一方,この間,エジプトとの関係修復,サウジアラビアとの国交樹立に向けての動きも次第に顕在化してきた。これらのアラブ2大国との関係改善は,中東問題への発言力回復を求めるソ連にとって重要な意義を持っている。

エジプトのムバラク大統領は,シナイ返還後のアラブ復帰を目指し,ソ連とも「いずれ関係を正常化する時がくる」と語っている。故サダト大統領は駐エジプト・ソ連大使やソ連人専門家約1000人を追放したが,ムバラク政権になると,82年1月にソ連大使館員増員を認め,ソ連援助プロジェクトへの専門家 66人の派遣を要請,さらに8月にはカイロの変電所への援助に同意するなど,徐々に関係改善の動きが進み,大使交換の復活も時間の問題と見られるにいたっている。ソ連側も9月に故ナセル大統領記念の夕べを催して過去の友好関係の復活を期待していることを示し,12月にはソ連・エジプト友好協会総会を開いてネポロジニー動力電化相を会長に選び,同協会が活動を再開したことを報道した。また故ブレジネフ書記長の葬儀に参列したサレム大統領顧問(元首相)がクズネツォフ最高会議第1副議長と両国関係悪化以後初の要人公式会談を行なっている。

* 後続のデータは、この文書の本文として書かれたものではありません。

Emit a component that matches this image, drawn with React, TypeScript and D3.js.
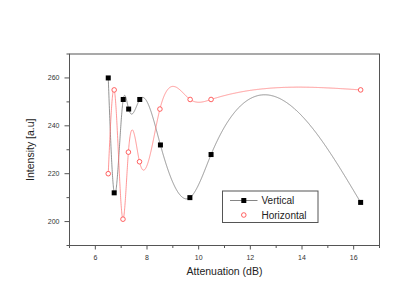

サウジアラビアとの間でも,外交関係のないなかで,祝電や弔電の交換はすでに慣行化しており,12月には,アラブ代表団の一員としてではあるが,サウド外相が訪ソし,アンドロポフ書記長との公式会談に参加して注目を浴びた。

このほか,ヨルダンのフセイン国王が6月に「休養と観光のため」訪ソし,チーホノフ首相と会談し,さらに12月にアラブ代表団の団長として中東和平アラブ統一提案(フェズ憲章)の説明のため訪ソした際には,代表団の公式会談とは別個に,アンドロポフ書記長と単独で会談している。